Russ was for some time the main force behind Craig's swimming. For several years he drove his son from a 5 a.m. swim workout at a pool in Ridgewood, N.J., to 8 a.m. classes at the U.N. school and then back to a 4 p.m. workout in New Jersey. "There were a few February mornings I could have lived without," the elder Beardsley says.

Only once did Russ play the pushy poolside parent, and that was when he made the 11-year-old Craig run 1½ miles every afternoon to supplement his swimming. "The neighborhood kids would ride alongside me on their bicycles yelling, 'Hurry, hurry,' " says Craig. "It was bizarre."

Swimming for the Dolphin Aquatic Club of Ridgewood, Beardsley attained a national age-group ranking in the 200 fly at 13, and by 1977, three years later, he was ninth in the U.S. and 13th in the world in the event. But then his performances leveled off. "He wasn't motivated to win, but only to keep from looking bad," says his father.

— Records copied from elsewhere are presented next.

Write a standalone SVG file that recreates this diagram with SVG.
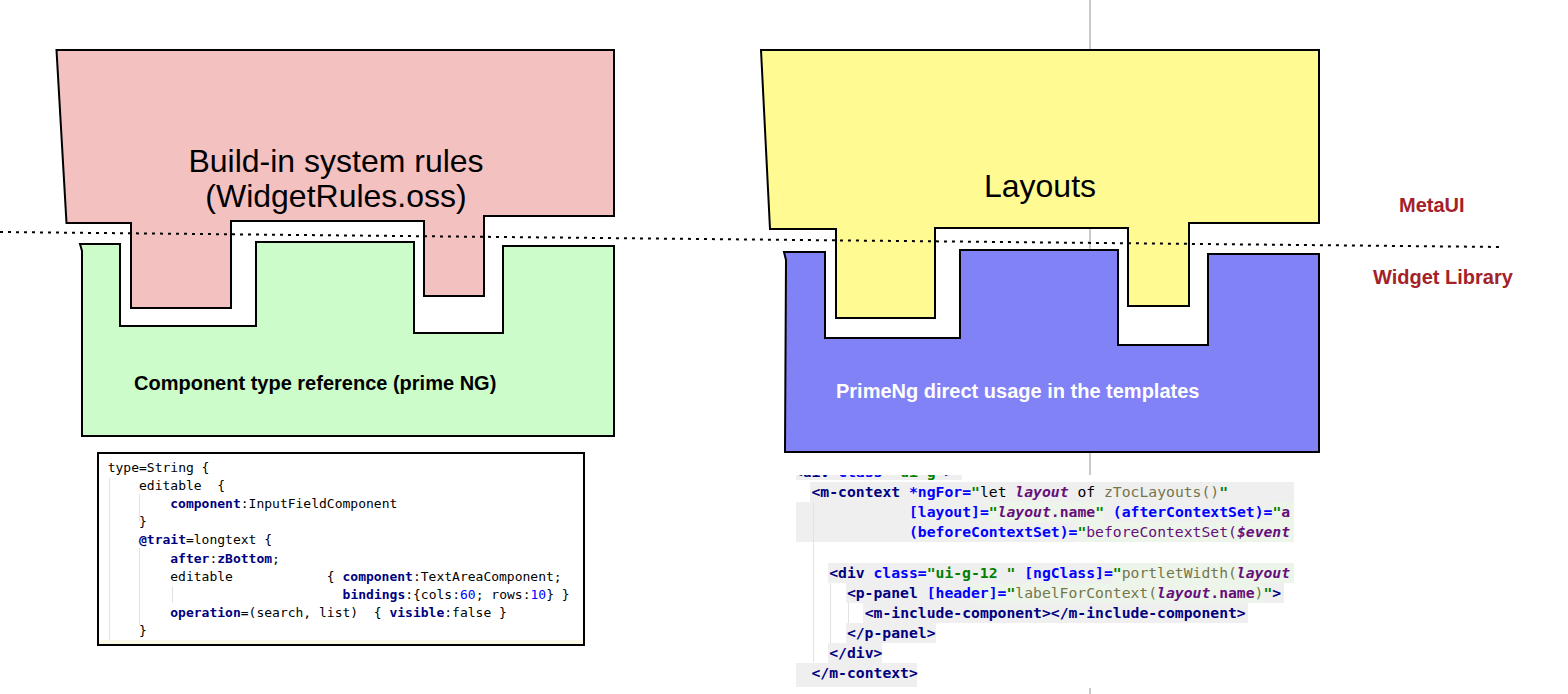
<svg xmlns="http://www.w3.org/2000/svg" width="1568" height="694" viewBox="0 0 1568 694">
<style>
.shape{stroke:#000;stroke-width:2;stroke-linejoin:miter}
.big{font-family:"Liberation Sans",Arial,sans-serif;font-size:32px;fill:#000;text-anchor:middle}
.lbl{font-family:"Liberation Sans",Arial,sans-serif;font-size:20px;font-weight:bold}
.side{fill:#A3222A}
.mono1{font-family:"DejaVu Sans Mono",monospace;font-size:13px;fill:#000;white-space:pre}
.mono2{font-family:"DejaVu Sans Mono",monospace;font-size:14.72px;fill:#000;white-space:pre}
.kw{fill:#000080;font-weight:bold}
.num{fill:#0000ff}
.tg{fill:#000080;font-weight:bold}
.at{fill:#0000ff;font-weight:bold}
.av{fill:#008000;font-weight:bold}
.iv{fill:#660e7a;font-style:italic;font-weight:bold}
.fd{fill:#660e7a;font-weight:bold}
.fn{fill:#660e7a}
.ol{fill:#75754a}
.guide{stroke:#e2e2e2;stroke-width:1}
.rowg{fill:#efefef}
.rowv{fill:#edf5eb}
</style>
<defs>
<clipPath id="clipRight"><rect x="795" y="475" width="499" height="213"/></clipPath>
</defs>
<rect x="0" y="0" width="1568" height="694" fill="#fff"/>
<g id="dividers">
<line x1="1090" y1="0" x2="1090" y2="694" stroke="#c9c9c9" stroke-width="2"/>
</g>
<g id="node-build-in-rules">
<path class="shape" fill="#F4C1C1" d="M56.5,50 L614,50 L614,216 L484,216 L484,296 L424,296 L424,221 L231,221 L231,308 L131,308 L131,223 L66.5,223 Z"/>
<text class="big" x="336" y="172">Build-in system rules</text>
<text class="big" x="336" y="207">(WidgetRules.oss)</text>
</g>
<g id="node-component-type">
<path class="shape" fill="#CCFCC9" d="M80,244 L120,244 L120,326 L256,326 L256,242 L414,242 L414,333 L503,333 L503,246 L614,246 L614,436 L82,436 L82,251 Z"/>
<text class="lbl" x="134" y="390" fill="#000">Component type reference (prime NG)</text>
</g>
<g id="node-layouts">
<path class="shape" fill="#FFFB92" d="M761,50 L1319,50 L1319,223 L1189,223 L1189,306 L1128,306 L1128,228 L935,228 L935,318 L836,318 L836,229 L770,229 Z"/>
<text class="big" x="1040" y="197">Layouts</text>
</g>
<g id="node-primeng">
<path class="shape" fill="#8082F6" d="M784,252 L825,252 L825,338 L960,338 L960,250 L1118,250 L1118,345 L1208,345 L1208,254 L1319,254 L1319,452 L785,452 L786,260 Z"/>
<text class="lbl" x="836" y="398" fill="#fff">PrimeNg direct usage in the templates</text>
</g>
<g id="connectors">
<line x1="0" y1="232" x2="1502" y2="247" stroke="#000" stroke-width="2" stroke-dasharray="3 5"/>
</g>
<g id="label-metaui">
<text class="lbl side" x="1399" y="212">MetaUI</text>
</g>
<g id="label-widget-library">
<text class="lbl side" x="1373" y="284">Widget Library</text>
</g>
<g id="code-left">
<rect x="98" y="453" width="486" height="192" fill="#fff" stroke="#000" stroke-width="2"/>
<rect x="99" y="640" width="484" height="4" fill="#fbf8e6"/>
<line class="guide" x1="109.5" y1="478" x2="109.5" y2="640"/>
<line class="guide" x1="139.5" y1="494" x2="139.5" y2="521"/>
<line class="guide" x1="139.5" y1="548" x2="139.5" y2="625"/>
<line class="guide" x1="172.5" y1="586" x2="172.5" y2="603"/>
<text class="mono1" xml:space="preserve" x="107.7" y="471.7">type=String {</text>
<text class="mono1" xml:space="preserve" x="139" y="489.9">editable  {</text>
<text class="mono1" xml:space="preserve" x="170.3" y="508"><tspan class="kw">component</tspan>:InputFieldComponent</text>
<text class="mono1" xml:space="preserve" x="139" y="526.2">}</text>
<text class="mono1" xml:space="preserve" x="139" y="544.3"><tspan class="kw">@trait</tspan>=longtext {</text>
<text class="mono1" xml:space="preserve" x="170.3" y="562.5"><tspan class="kw">after</tspan>:<tspan class="kw">zBottom</tspan>;</text>
<text class="mono1" xml:space="preserve" x="170.3" y="580.7">editable            { <tspan class="kw">component</tspan>:TextAreaComponent;</text>
<text class="mono1" xml:space="preserve" x="342.6" y="598.9"><tspan class="kw">bindings</tspan>:{cols:<tspan class="num">60</tspan>; rows:<tspan class="num">10</tspan>} }</text>
<text class="mono1" xml:space="preserve" x="170.3" y="617"><tspan class="kw">operation</tspan>=(search, list)  { <tspan class="kw">visible</tspan>:false }</text>
<text class="mono1" xml:space="preserve" x="139" y="635.3">}</text>
</g>
<g id="code-right" clip-path="url(#clipRight)">
<rect x="795" y="474" width="499" height="214" fill="#fff"/>
<rect class="rowg" x="796" y="474" width="166" height="6"/>
<rect class="rowg" x="810" y="482" width="484" height="20"/>
<rect class="rowg" x="796" y="502" width="498" height="40"/>
<rect class="rowv" x="988.7" y="502" width="115.3" height="20"/>
<rect class="rowv" x="1272" y="502" width="22" height="20"/>
<rect class="rowv" x="1077" y="522" width="217" height="20"/>
<rect class="rowg" x="828" y="563" width="466" height="20"/>
<rect class="rowv" x="1112.7" y="563" width="181.3" height="20"/>
<rect class="rowg" x="846" y="583" width="438" height="20"/>
<rect class="rowv" x="971" y="583" width="292" height="20"/>
<rect class="rowg" x="863" y="603" width="385" height="20"/>
<rect class="rowg" x="846" y="623" width="90" height="20"/>
<rect class="rowg" x="828" y="643" width="54" height="20"/>
<rect class="rowg" x="796" y="663" width="121" height="24"/>
<line class="guide" x1="813.5" y1="502" x2="813.5" y2="662"/>
<line class="guide" x1="830.5" y1="583" x2="830.5" y2="643"/>
<line class="guide" x1="848.5" y1="603" x2="848.5" y2="623"/>
<text class="mono2" xml:space="preserve" x="793.8" y="477"><tspan class="tg">&lt;div</tspan> <tspan class="at">class=</tspan><tspan class="av">"ui-g"</tspan><tspan class="tg">&gt;</tspan></text>
<text class="mono2" xml:space="preserve" x="811.5" y="497"><tspan class="tg">&lt;m-context</tspan> <tspan class="at">*ngFor=</tspan><tspan class="av">"</tspan>let <tspan class="iv">layout</tspan> of <tspan class="ol">zTocLayouts()</tspan><tspan class="av">"</tspan></text>
<text class="mono2" xml:space="preserve" x="909" y="517"><tspan class="at">[layout]=</tspan><tspan class="av">"</tspan><tspan class="iv">layout</tspan><tspan class="fd">.name</tspan><tspan class="av">"</tspan><tspan class="at"> (afterContextSet)=</tspan><tspan class="av">"</tspan><tspan class="fd">a</tspan></text>
<text class="mono2" xml:space="preserve" x="909" y="537"><tspan class="at">(beforeContextSet)=</tspan><tspan class="av">"</tspan><tspan class="fn">beforeContextSet(</tspan><tspan class="iv">$event</tspan></text>
<text class="mono2" xml:space="preserve" x="829.2" y="578.3"><tspan class="tg">&lt;div</tspan><tspan class="at"> class=</tspan><tspan class="av">"ui-g-12 "</tspan><tspan class="at"> [ngClass]=</tspan><tspan class="av">"</tspan><tspan class="ol">portletWidth(</tspan><tspan class="iv">layout</tspan></text>
<text class="mono2" xml:space="preserve" x="846.9" y="598.3"><tspan class="tg">&lt;p-panel</tspan><tspan class="at"> [header]=</tspan><tspan class="av">"</tspan><tspan class="ol">labelForContext(</tspan><tspan class="iv">layout</tspan><tspan class="fd">.name</tspan><tspan class="ol">)</tspan><tspan class="av">"</tspan><tspan class="tg">&gt;</tspan></text>
<text class="mono2" xml:space="preserve" x="864.7" y="618.3"><tspan class="tg">&lt;m-include-component&gt;&lt;/m-include-component&gt;</tspan></text>
<text class="mono2" xml:space="preserve" x="846.9" y="638.3"><tspan class="tg">&lt;/p-panel&gt;</tspan></text>
<text class="mono2" xml:space="preserve" x="829.2" y="658.3"><tspan class="tg">&lt;/div&gt;</tspan></text>
<text class="mono2" xml:space="preserve" x="811.5" y="678.3"><tspan class="tg">&lt;/m-context&gt;</tspan></text>
</g>
</svg>
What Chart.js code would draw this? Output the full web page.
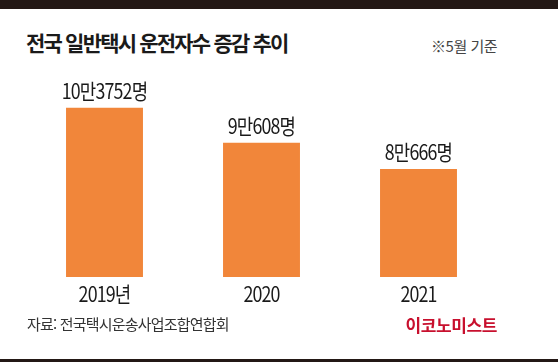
<!DOCTYPE html>
<html lang="ko">
<head>
<meta charset="utf-8">
<script src="https://cdn.jsdelivr.net/npm/chart.js@4"></script>
<style>
  html, body { margin: 0; padding: 0; background: #fff; }
  #wrap { position: relative; width: 558px; height: 362px; overflow: hidden; font-family: "Noto Sans CJK KR", sans-serif; }
  #topbar { position: absolute; left: 0; top: 0; width: 558px; height: 9px; background: #231815; }
  #bottombar { position: absolute; left: 0; top: 359px; width: 558px; height: 3px; background: #231815; }
  #title { position: absolute; left: 26px; top: 32px; font-size: 21px; font-weight: 700; color: #1a1a1a; letter-spacing: -1.8px; line-height: 1; white-space: nowrap; }
  #note { position: absolute; right: 61px; top: 38px; font-size: 15px; color: #444; letter-spacing: -0.5px; line-height: 1; white-space: nowrap; }
  #source { position: absolute; left: 27px; top: 316px; font-size: 15px; color: #333; letter-spacing: -0.8px; line-height: 1; white-space: nowrap; }
  #logo { position: absolute; right: 61px; top: 316px; font-size: 17px; font-weight: 700; color: #c8102e; letter-spacing: -0.4px; line-height: 1; white-space: nowrap; }
  canvas { position: absolute; left: 0; top: 0; }
</style>
</head>
<body>
<div id="wrap">
  <div id="topbar"></div>
  <div id="title">전국 일반택시 운전자수 증감 추이</div>
  <div id="note">※5월 기준</div>
  <canvas id="taxiChart" width="558" height="362"></canvas>
  <div id="source">자료: 전국택시운송사업조합연합회</div>
  <div id="logo">이코노미스트</div>
  <div id="bottombar"></div>
</div>
<script>
// 데이터
const years = ['2019년', '2020', '2021'];
const drivers = [103752, 90608, 80666];
const valueLabels = ['10만3752명', '9만608명', '8만666명'];

// 좁은 글꼴 느낌으로 가로만 줄여서 그림
function drawNarrow(ctx, text, x, y) {
    const squeeze = 0.85;
    ctx.save();
    ctx.translate(x, y);
    ctx.scale(squeeze, 1);
    ctx.fillText(text, 0, 0);
    ctx.restore();
}

// 막대 위 숫자 + 아래 연도 라벨
const labelPlugin = {
    id: 'labelPlugin',
    afterDatasetsDraw(chart) {
        const ctx = chart.ctx;
        const meta = chart.getDatasetMeta(0);
        const xScale = chart.scales.x;
        ctx.save();
        ctx.textAlign = 'center';
        ctx.textBaseline = 'middle';
        ctx.fillStyle = '#1a1a1a';
        ctx.letterSpacing = '-1px';
        ctx.font = '21px "Noto Sans CJK KR"';
        meta.data.forEach((bar, i) => {
            drawNarrow(ctx, valueLabels[i], bar.x, bar.y - 17);
        });
        years.forEach((y, i) => {
            drawNarrow(ctx, y, xScale.getPixelForValue(i), chart.chartArea.bottom + 17);
        });
        ctx.restore();
    }
};

new Chart(document.getElementById('taxiChart'), {
    type: 'bar',
    data: {
        labels: years,
        datasets: [{
            data: drivers,
            backgroundColor: '#f1863a',
            borderWidth: 0,
            categoryPercentage: 1,
            barPercentage: 0.49
        }]
    },
    options: {
        responsive: false,
        animation: false,
        layout: { padding: { left: 26, right: 61, top: 78, bottom: 85 } },
        plugins: { legend: { display: false }, tooltip: { enabled: false } },
        scales: {
            x: { display: false },
            y: { display: false, min: 40000, max: 115000 }
        }
    },
    plugins: [labelPlugin]
});
</script>
</body>
</html>
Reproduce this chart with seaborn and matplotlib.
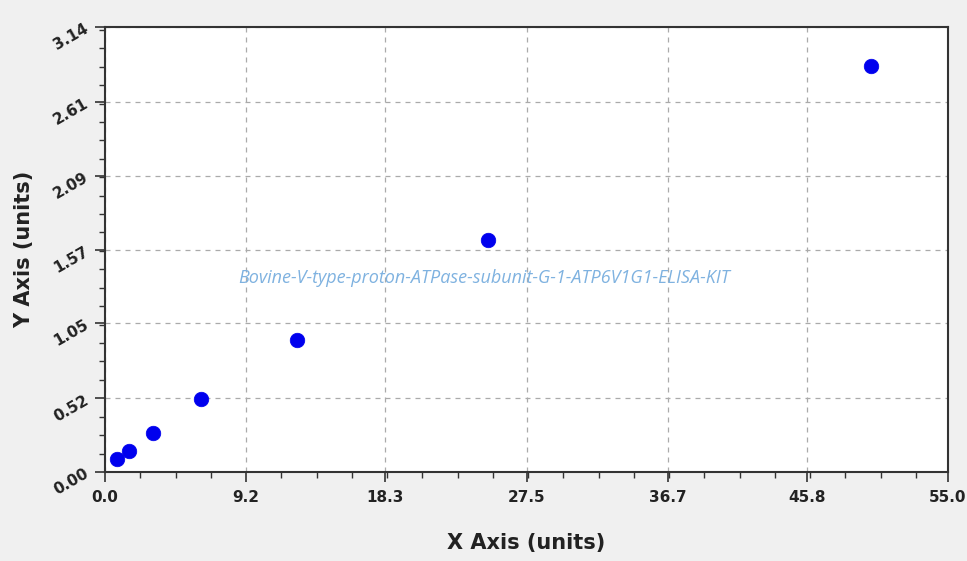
import numpy as np
import pandas as pd
import matplotlib
matplotlib.use("Agg")
import matplotlib.pyplot as plt
import seaborn as sns
from matplotlib.ticker import FixedLocator, AutoMinorLocator

# -----------------------------
# Data
# -----------------------------
conc = [0.78, 1.56, 3.13, 6.25, 12.5, 25.0, 50.0]
od = [0.092, 0.148, 0.275, 0.515, 0.93, 1.637, 2.865]

x_ticks = [0.0, 9.2, 18.3, 27.5, 36.7, 45.8, 55.0]
y_ticks = [0.00, 0.52, 1.05, 1.57, 2.09, 2.61, 3.14]

df = pd.DataFrame({"x": conc, "y": od})

# -----------------------------
# Plot
# -----------------------------
sns.set_style("white")
plt.rcParams["font.family"] = ["DejaVu Sans"]

fig = plt.figure(figsize=(9.67, 5.61), dpi=100, facecolor="#f0f0f0")
ax = fig.add_axes([105 / 967, 1 - 472 / 561, (948 - 105) / 967, (472 - 27) / 561])
ax.set_facecolor("white")

sns.scatterplot(data=df, x="x", y="y", ax=ax, color="#0000ee", s=110,
                edgecolor="#0000ee", linewidth=0.5, zorder=3)

ax.set_xlim(0, 55.0)
ax.set_ylim(0, 3.14)
ax.xaxis.set_major_locator(FixedLocator(x_ticks))
ax.yaxis.set_major_locator(FixedLocator(y_ticks))
ax.xaxis.set_minor_locator(AutoMinorLocator(4))
ax.yaxis.set_minor_locator(AutoMinorLocator(4))
ax.set_xticklabels([f"{v:.1f}" for v in x_ticks], fontsize=11, fontweight="bold", color="#222222")
ax.set_yticklabels([f"{v:.2f}" for v in y_ticks], fontsize=11, fontweight="bold", color="#222222",
                   rotation=30)

ax.tick_params(axis="both", which="both", bottom=True, left=True, top=False, right=False)
ax.tick_params(axis="both", which="major", direction="out", length=7, width=1.2, color="#333333")
ax.tick_params(axis="both", which="minor", direction="out", length=4, width=1.0, color="#333333")
ax.tick_params(axis="x", which="major", pad=6)
ax.tick_params(axis="y", which="major", pad=3)

ax.grid(True, which="major", linestyle=(0, (4, 4)), color="#aaaaaa", linewidth=0.9)
ax.set_axisbelow(True)
for sp in ax.spines.values():
    sp.set_visible(True)
    sp.set_color("#333333")
    sp.set_linewidth(1.5)

ax.set_xlabel("X Axis (units)", fontsize=15, fontweight="bold", color="#222222", labelpad=20)
ax.set_ylabel("Y Axis (units)", fontsize=15, fontweight="bold", color="#222222", labelpad=12)

ax.text(0.45, 0.435, "Bovine-V-type-proton-ATPase-subunit-G-1-ATP6V1G1-ELISA-KIT",
        transform=ax.transAxes, ha="center", va="center", fontsize=13,
        style="italic", color="#7fb2e0", family=["Open Sans", "DejaVu Sans"], zorder=2)

fig.savefig("out.png", dpi=100, facecolor=fig.get_facecolor())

"I was down on swimming," says Craig. "I needed a totally fresh start." He got that start in the fall of 1978, when he joined Reese at Florida, passing up offers from Texas and Indiana. "I figured it would be a great change," Beardsley says. "Sun, beaches, surfing, red-necks, pickup trucks...."

During his freshman year Beardsley made what Reese calls his "big breakthrough," in a meet against Tennessee. "Craig had been sick for three days, and on the day of the meet he had a fever and was throwing up," says Reese. "But he wanted a go anyway. He ended up swimming the fastest [200-yard fly] time in a dual meet in the country. It was 1:47.2, which was unheard-of for a dual meet." Beardsley went on to win the 200 fly at the 1979 Pan Am Games and, at the August 1980 Olympic Trials in Irvine, Calif., he broke Bruner's world record. "It's funny," Craig says. "That and my second world record [last summer in Kiev] were the two easiest swims of my life." The Olympic Trials victory was especially rewarding because it gave Beardsley a chance to tour the People's Republic of China with the U.S. national team. "Mom had heard about the trip and written to all her relatives over there," says Beardsley. "I'd have been in trouble if I hadn't made it."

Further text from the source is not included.